The newly proposed Toronto project, on the other hand, would be grand in scale and form. At a press conference last week, Gehry and his client, developer David Mirvish, proposed a complex that would cover more than an entire city block. It would have the three towers, which would be the city's tallest residential buildings; a substantial complex of high-end retail; a 60,000-square-foot gallery for Mirvish's art collection; and gallery and classroom lecture space for the nearby Ontario College of Art & Design University (OCAD).

In models and preliminary renderings, Gehry has suggested that the towers would be defined by different formal languages and perhaps different materials: one largely rectilinear; one featuring cantilevered, roughly square floors; and one that is Y-shaped in plan, crystalline and largely glazed, like his recent 8 Spruce Street project in lower Manhattan. The rectilinear tower, to be built in the first phase, will feature academic and gallery space for OCAD. The second phase will be a full block with the remaining two towers, the gallery, and commercial space in a mid-rise base adorned with metallic ribbons.

The new gallery would connect to an emerging cultural district in the area, including the new home of the Toronto International Film Festival immediately across the street to the west and the headquarters of the Canadian Broadcasting Corporation just to the east. Then there’s Gehry’s AGO itself, visible several blocks north at the top of John Street.

In an interview, Gehry said he's most concerned with two things: adding to the city skyline in an attractive way, and making the towers "knit into the fabric of the city." Speaking in a grand event space he designed for the AGO, he said: "Each building type has its limitations and possibilities, so you explore the possibilities and you solve the limitations. I think I do that with every building, no matter how high it is or where it is. I think if you look at the Beekman Tower [8 Spruce Street], it pretty much lived up to what I was trying to do. It works.
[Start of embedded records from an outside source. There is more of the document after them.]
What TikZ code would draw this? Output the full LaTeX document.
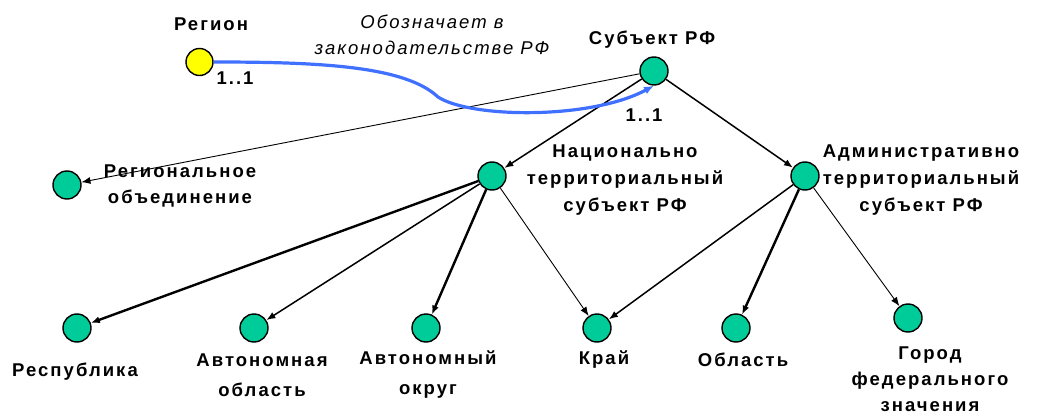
\documentclass[tikz,border=0pt]{standalone}
\usepackage{fontspec}
\setmainfont{Liberation Sans}
\newfontfamily\lblfont[LetterSpace=11]{Liberation Sans}
\usetikzlibrary{arrows.meta}
\definecolor{ngreen}{RGB}{0,204,153}
\definecolor{nyellow}{RGB}{255,255,0}
\definecolor{nblue}{RGB}{64,112,255}
\begin{document}
\begin{tikzpicture}[x=1pt,y=-1pt,
  gnode/.style={circle,draw=black,line width=1.4pt,fill=ngreen,minimum size=28pt,inner sep=0pt},
  ynode/.style={circle,draw=black,line width=1.4pt,fill=nyellow,minimum size=27pt,inner sep=0pt},
  lbl/.style={align=center,inner sep=0pt,font=\lblfont\bfseries\fontsize{18.5}{27}\selectfont},
  ilbl/.style={align=center,inner sep=0pt,font=\lblfont\itshape\fontsize{18.5}{26}\selectfont},
  edge/.style={-{Latex[length=9pt,width=7pt]},black},
  thin edge/.style={edge,line width=0.9pt},
  mid edge/.style={edge,line width=1.5pt},
  thick edge/.style={edge,line width=2.4pt}]
\useasboundingbox (0,0) rectangle (1038,414);
% nodes
\node[ynode] (reg) at (199.5,62) {};
\node[gnode] (subj) at (654,71) {};
\node[gnode] (rob) at (67,185) {};
\node[gnode] (nat) at (492,176) {};
\node[gnode] (adm) at (805,176) {};
\node[gnode] (resp) at (77,328) {};
\node[gnode] (aobl) at (254,328) {};
\node[gnode] (aokr) at (426,328) {};
\node[gnode] (kray) at (597,328) {};
\node[gnode] (obl) at (736,328) {};
\node[gnode] (gor) at (908,318) {};
% labels
\node[lbl] (treg) at (211,24) {Регион};
\node[lbl] (tsubj) at (652,40) {Субъект РФ};
\node[lbl] (tone1) at (235,78) {1..1};
\node[lbl] (tone2) at (644,115) {1..1};
\node[ilbl] (tdes) at (432,35) {Обозначает в\\законодательстве РФ};
\node[lbl,font=\lblfont\bfseries\fontsize{18.5}{26}\selectfont] (trob) at (180,186) {Региональное\\объединение};
\node[lbl] (tnat) at (625,180) {Национально\\территориальный\\субъект РФ};
\node[lbl] (tadm) at (921,180) {Административно\\территориальный\\субъект РФ};
\node[lbl] (tresp) at (75,372) {Республика};
\node[lbl,font=\lblfont\bfseries\fontsize{18.5}{30}\selectfont] (taobl) at (262,375) {Автономная\\область};
\node[lbl,font=\lblfont\bfseries\fontsize{18.5}{30}\selectfont] (taokr) at (428,375) {Автономный\\округ};
\node[lbl] (tkray) at (604,360) {Край};
\node[lbl] (tobl) at (743,360) {Область};
\node[lbl,font=\lblfont\bfseries\fontsize{18.5}{26}\selectfont] (tgor) at (930,379) {Город\\федерального\\значения};
% edges
\draw[thin edge] (subj) -- (rob);
\draw[mid edge] (subj) -- (nat);
\draw[mid edge] (subj) -- (adm);
\draw[thick edge] (nat) -- (resp);
\draw[mid edge] (nat) -- (aobl);
\draw[thick edge] (nat) -- (aokr);
\draw[thin edge] (nat) -- (kray);
\draw[mid edge] (adm) -- (kray);
\draw[thick edge] (adm) -- (obl);
\draw[thin edge] (adm) -- (gor);
% blue relation
\coordinate (bmid) at (438,97);
\draw[nblue,line width=3.2pt,-{Latex[length=10pt,width=8pt]}]
  (reg.east) .. controls (320,62) and (405,66) .. (bmid)
  .. controls (470,118) and (590,120) .. (subj.south);
\end{tikzpicture}
\end{document}
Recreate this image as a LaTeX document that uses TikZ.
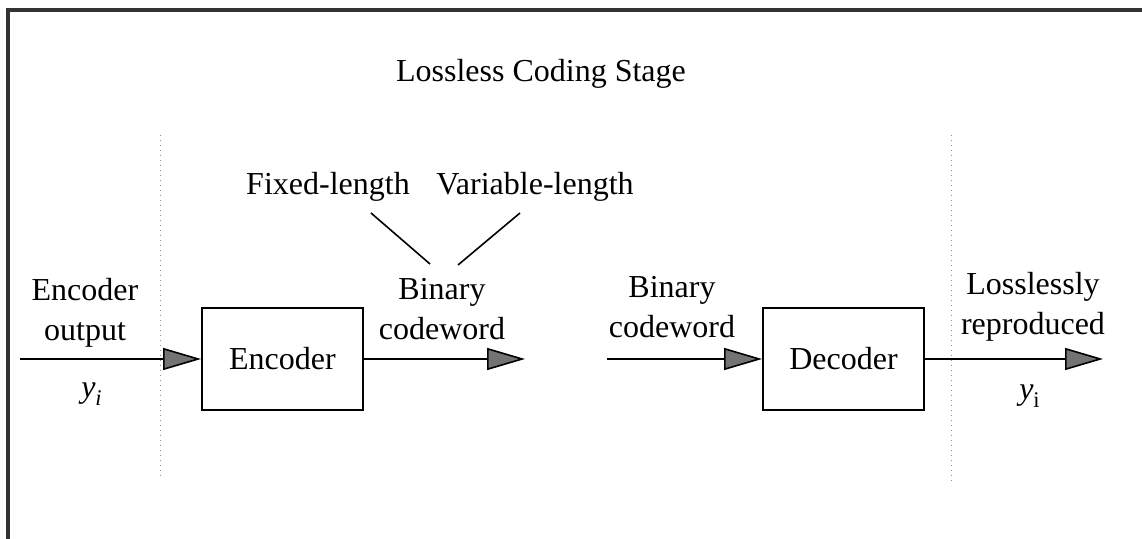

I don't want to be Pollyanna, that limitations are opportunities, but in a way they are."

Mirvish spoke of the scheme as a work of art. "I am not building condos," he said. "I am building three sculptures for people to live in." His motivations for the project, the 68-year-old Mirvish said, are to work with Gehry and to do a transformative piece of city-building. "I love architecture because it tells us who we are as a people," he said. "And on that basis, I've been talking to Frank Gehry for years."